## WHAT IS NEEDED
Print the material below exactly as it stands, please, from its first line to the line holding "const gridBottomY = 469;", with no pictures.

######

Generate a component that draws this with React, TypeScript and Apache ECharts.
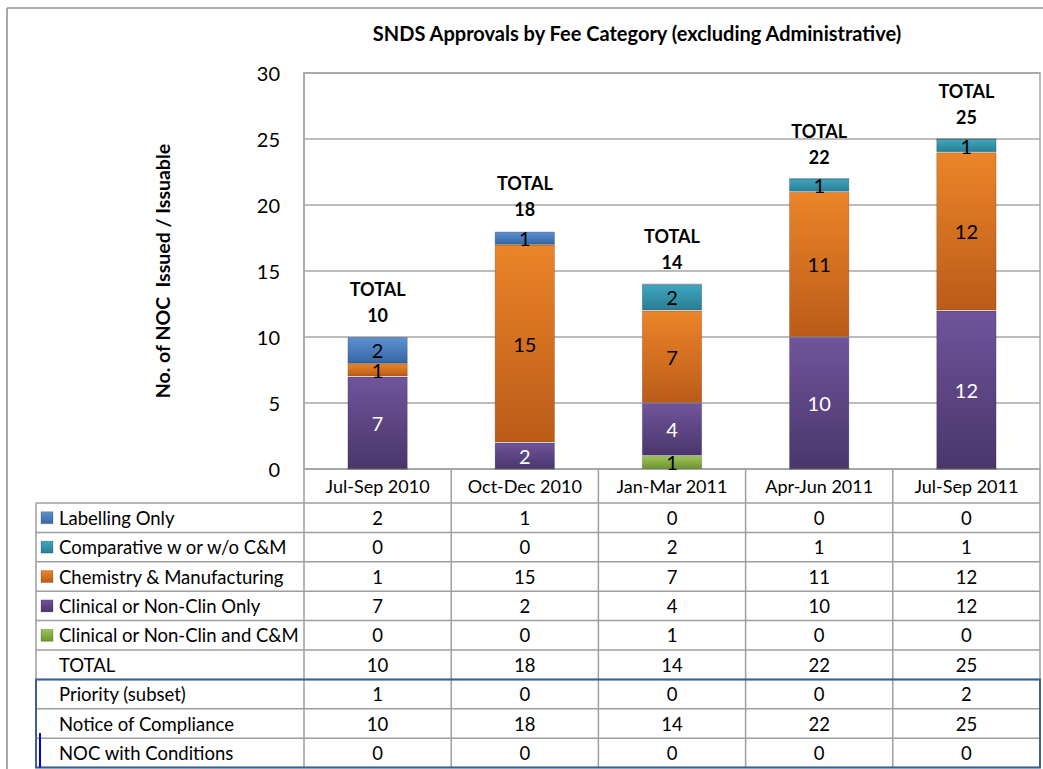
import React, { useEffect, useRef } from "react";
import * as echarts from "echarts";

const categories = ["Jul-Sep 2010", "Oct-Dec 2010", "Jan-Mar 2011", "Apr-Jun 2011", "Jul-Sep 2011"];
const labellingOnly = [2, 1, 0, 0, 0];
const comparative = [0, 0, 2, 1, 1];
const chemistry = [1, 15, 7, 11, 12];
const clinicalOnly = [7, 2, 4, 10, 12];
const clinicalAndCM = [0, 0, 1, 0, 0];
const priority = [1, 0, 0, 0, 2];
const noticeOfCompliance = [10, 18, 14, 22, 25];
const nocWithConditions = [0, 0, 0, 0, 0];

const yMin = 0;
const yMax = 30;
const yInterval = 5;

const FONT = "Lato, 'Open Sans', sans-serif";

const W = 1043;
const H = 769;
const gridLeft = 304;
const gridRight = 1040;
const gridTop = 73;
const gridBottomY = 469;

const palette = {
  labelling: ["#5D91D2", "#3866A4"],
  comparative: ["#3EA7C0", "#2A7D92"],
  chemistry: ["#EB8529", "#BB5B19"],
  clinicalOnly: ["#6F549B", "#4A366B"],
  clinicalAndCM: ["#9CC456", "#6E9530"],
};

function grad(c: string[]) {
  return new echarts.graphic.LinearGradient(0, 0, 0, 1, [
    { offset: 0, color: c[0] },
    { offset: 1, color: c[1] },
  ]);
}

export default function App() {
  const ref = useRef<HTMLDivElement>(null);

  useEffect(() => {
    if (!ref.current) return;
    const chart = echarts.init(ref.current, undefined, { renderer: "svg" });

    const totals = categories.map(
      (_, i) => labellingOnly[i] + comparative[i] + chemistry[i] + clinicalOnly[i] + clinicalAndCM[i]
    );

    const stackSeries = [
      { name: "Clinical or Non-Clin and C&M", data: clinicalAndCM, c: palette.clinicalAndCM, lc: "#000" },
      { name: "Clinical or Non-Clin Only", data: clinicalOnly, c: palette.clinicalOnly, lc: "#fff" },
      { name: "Chemistry & Manufacturing", data: chemistry, c: palette.chemistry, lc: "#000" },
      { name: "Comparative w or w/o C&M", data: comparative, c: palette.comparative, lc: "#000" },
      { name: "Labelling Only", data: labellingOnly, c: palette.labelling, lc: "#000" },
    ];

    const series: any[] = stackSeries.map((s) => ({
      type: "bar",
      name: s.name,
      stack: "total",
      barWidth: "41%",
      data: s.data,
      itemStyle: { color: grad(s.c), borderColor: "rgba(0,0,0,0.18)", borderWidth: 1 },
      label: {
        show: true,
        position: "inside",
        color: s.lc,
        fontSize: 20,
        fontFamily: FONT,
        formatter: (p: any) => (p.value ? String(p.value) : ""),
      },
    }));

    series.push({
      type: "scatter",
      name: "TOTAL",
      data: totals,
      symbolSize: 0.1,
      itemStyle: { color: "transparent", opacity: 1 },
      label: {
        show: true,
        position: "top",
        distance: 9,
        color: "#000",
        opacity: 1,
        fontSize: 18,
        fontWeight: "bold",
        fontFamily: FONT,
        lineHeight: 26,
        formatter: (p: any) => "TOTAL\n" + p.value,
      },
    });

    // Table geometry
    const colW = (gridRight - gridLeft) / categories.length;
    const tableLeft = 36;
    const headerBottom = 503;
    const rowH = 29.4;
    const lineColor = "#9E9E9E";
    const rows = [
      { name: "Labelling Only", values: labellingOnly, c: palette.labelling },
      { name: "Comparative w or w/o C&M", values: comparative, c: palette.comparative },
      { name: "Chemistry & Manufacturing", values: chemistry, c: palette.chemistry },
      { name: "Clinical or Non-Clin Only", values: clinicalOnly, c: palette.clinicalOnly },
      { name: "Clinical or Non-Clin and C&M", values: clinicalAndCM, c: palette.clinicalAndCM },
      { name: "TOTAL", values: totals, c: null },
      { name: "Priority (subset)", values: priority, c: null },
      { name: "Notice of Compliance", values: noticeOfCompliance, c: null },
      { name: "NOC with Conditions", values: nocWithConditions, c: null },
    ];
    const tableBottom = headerBottom + rows.length * rowH;
    const tableFont = 18.5;

    const graphics: any[] = [];
    // outer chart border
    graphics.push({ type: "line", silent: true, shape: { x1: 7, y1: 8, x2: W, y2: 8 }, style: { stroke: "#8C8C8C", lineWidth: 1.5 } });
    graphics.push({ type: "line", silent: true, shape: { x1: 7, y1: 8, x2: 7, y2: H }, style: { stroke: "#8C8C8C", lineWidth: 1.5 } });

    // title
    graphics.push({
      type: "text",
      silent: true,
      x: 637,
      y: 33,
      style: {
        text: "SNDS Approvals by Fee Category (excluding Administrative)",
        fontSize: 20,
        fontWeight: "bold",
        fontFamily: FONT,
        fill: "#000",
        align: "center",
        verticalAlign: "middle",
      },
    });

    // header row vertical lines
    for (let i = 0; i <= categories.length; i++) {
      const x = gridLeft + i * colW;
      graphics.push({ type: "line", silent: true, shape: { x1: x, y1: gridBottomY, x2: x, y2: tableBottom }, style: { stroke: lineColor, lineWidth: 1.5 } });
    }
    graphics.push({ type: "line", silent: true, shape: { x1: tableLeft, y1: headerBottom, x2: tableLeft, y2: tableBottom }, style: { stroke: lineColor, lineWidth: 1.5 } });
    for (let r = 0; r <= rows.length; r++) {
      const y = headerBottom + r * rowH;
      graphics.push({ type: "line", silent: true, shape: { x1: tableLeft, y1: y, x2: gridRight, y2: y }, style: { stroke: lineColor, lineWidth: 1.5 } });
    }
    rows.forEach((row, r) => {
      const cy = headerBottom + r * rowH + rowH / 2;
      if (row.c) {
        graphics.push({
          type: "rect",
          silent: true,
          shape: { x: 41, y: cy - 6, width: 12, height: 12 },
          style: { fill: grad(row.c), stroke: "rgba(0,0,0,0.18)", lineWidth: 1 },
        });
      }
      graphics.push({
        type: "text",
        silent: true,
        x: 59,
        y: cy,
        style: { text: row.name, fontSize: tableFont, fontFamily: FONT, fill: "#000", align: "left", verticalAlign: "middle" },
      });
      row.values.forEach((v, i) => {
        graphics.push({
          type: "text",
          silent: true,
          x: gridLeft + i * colW + colW / 2,
          y: cy,
          style: { text: String(v), fontSize: tableFont, fontFamily: FONT, fill: "#000", align: "center", verticalAlign: "middle" },
        });
      });
    });
    // blue box around the last three rows
    const boxTop = headerBottom + 6 * rowH;
    graphics.push({
      type: "rect",
      silent: true,
      shape: { x: tableLeft, y: boxTop, width: gridRight - tableLeft, height: tableBottom - boxTop },
      style: { fill: "none", stroke: "#3B6194", lineWidth: 2 },
    });
    graphics.push({ type: "line", silent: true, shape: { x1: 40, y1: 733, x2: 40, y2: tableBottom }, style: { stroke: "#0000EE", lineWidth: 2 } });

    chart.setOption({
      animation: false,
      backgroundColor: "#fff",
      grid: {
        left: gridLeft,
        right: W - gridRight,
        top: gridTop,
        bottom: H - gridBottomY,
        show: true,
        borderColor: "#A6A6A6",
        borderWidth: 1.5,
      },
      xAxis: {
        type: "category",
        data: categories,
        axisLine: { show: true, lineStyle: { color: "#A6A6A6", width: 1.5 } },
        axisTick: { show: false },
        axisLabel: { color: "#000", fontSize: 18, fontFamily: FONT, margin: 8, interval: 0, hideOverlap: false },
      },
      yAxis: {
        type: "value",
        min: yMin,
        max: yMax,
        interval: yInterval,
        name: "No. of NOC  Issued / Issuable",
        nameLocation: "middle",
        nameGap: 132,
        nameTextStyle: { color: "#000", fontSize: 19.5, fontWeight: "bold", fontFamily: FONT },
        axisLine: { show: true, lineStyle: { color: "#A6A6A6", width: 1.5 } },
        axisTick: { show: false },
        axisLabel: { color: "#000", fontSize: 20, fontFamily: FONT, margin: 24 },
        splitLine: { show: true, lineStyle: { color: "#A6A6A6", width: 1.5 } },
      },
      series,
      graphic: graphics,
    });

    return () => chart.dispose();
  }, []);

  return (
    <div
      ref={ref}
      style={{ position: "absolute", left: 0, top: 0, width: W, height: H, background: "#fff" }}
    />
  );
}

######

## RESULT OF THE TASK
Generate a component that draws this with React, TypeScript and Apache ECharts.
import React, { useEffect, useRef } from "react";
import * as echarts from "echarts";

const categories = ["Jul-Sep 2010", "Oct-Dec 2010", "Jan-Mar 2011", "Apr-Jun 2011", "Jul-Sep 2011"];
const labellingOnly = [2, 1, 0, 0, 0];
const comparative = [0, 0, 2, 1, 1];
const chemistry = [1, 15, 7, 11, 12];
const clinicalOnly = [7, 2, 4, 10, 12];
const clinicalAndCM = [0, 0, 1, 0, 0];
const priority = [1, 0, 0, 0, 2];
const noticeOfCompliance = [10, 18, 14, 22, 25];
const nocWithConditions = [0, 0, 0, 0, 0];

const yMin = 0;
const yMax = 30;
const yInterval = 5;

const FONT = "Lato, 'Open Sans', sans-serif";

const W = 1043;
const H = 769;
const gridLeft = 304;
const gridRight = 1040;
const gridTop = 73;
const gridBottomY = 469;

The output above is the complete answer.